I also don't see truth as a burden, as "a big ugly tattoo" implies. I for one am happy to have discovered the Torah and thus those who have been entrusted with it should be grateful for it.

Shalom leKulam ve Shabbat Shalom
Leanne
UK
May 12, 2016
Don't ever follow your gut, follow your head. Why take on the 613 when you are blessed to have just 8. Once it's done it's not ever undone. A big ugly spiritual tattoo
Anonymous
Texas
May 10, 2016
To Gary Lamar Maxwell
If you are looking for a Chabab group there is a group locator button at the top of the page.
Pat
Illinois
May 8, 2016
Anonymous Lincolnshire, UK
You have to follow your gut.

Hang out with Jews. Go to services. Ask to be invited to someone's home for Shabbos dinner. Involve yourself with Jewish activities. Begin practicing the commandments. Try abstaining from pork and/or shellfish if you feel like it. Don't do anything that bugs you.

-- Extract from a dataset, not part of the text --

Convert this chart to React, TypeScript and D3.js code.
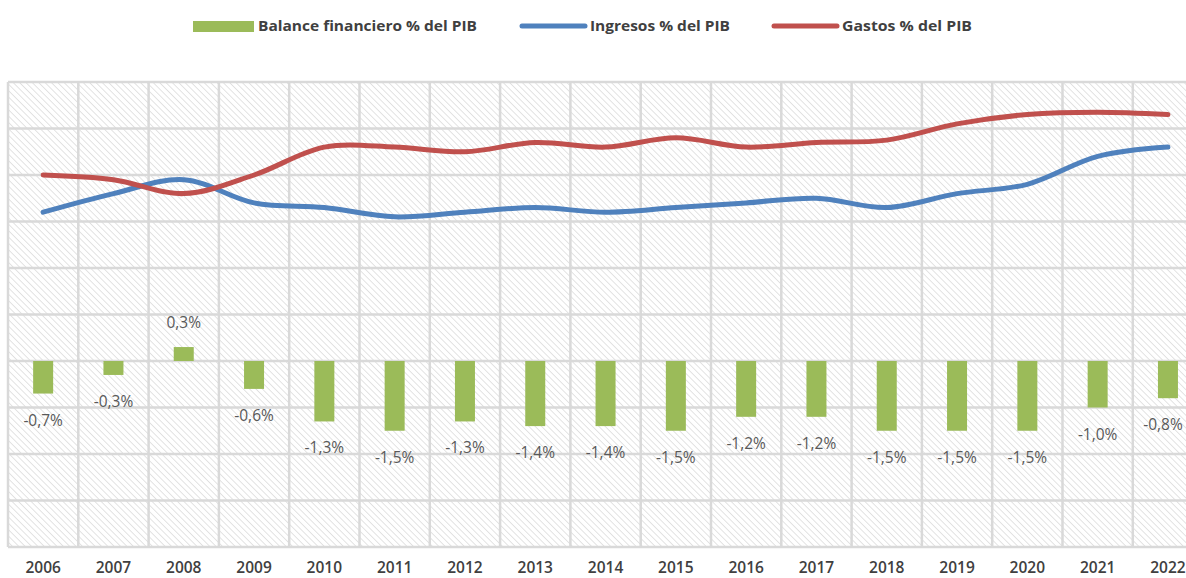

Just see how it feels. Learn how it goes. Make Jewish friends.
If you love hanging out with Jews and participating in Jewish activities, then speak to a sympathetic rabbi. Start with a Modern Orthodox rabbi. Also ask a Chabad rabbi. See what they say. They will discourage you at first, but if you persist they will help you to learn what you need to know.

Go for it.

If it turns out you don't like it, you don't have to do it.

Good luck and Gd bless you.
Aaron
St. Louis
May 5, 2016
Re: Gary Lamar Maxwell
The gateway to Judaism is at Hashem’s beginning, especially the first Shabbat for all humans, animals, pets etc., and not just for Jews. However, the keeping of Shabbat by Jew and/or gentile is going to be quite different according to Torah. This is my advice. Pick a day of the week and set it aside for recreation and rest. There is good data that shows that for people that take a weekly day of rest that there are health benefits. For instance, the Christian 7th Day Adventists have a 10yr greater than norm life expectancy.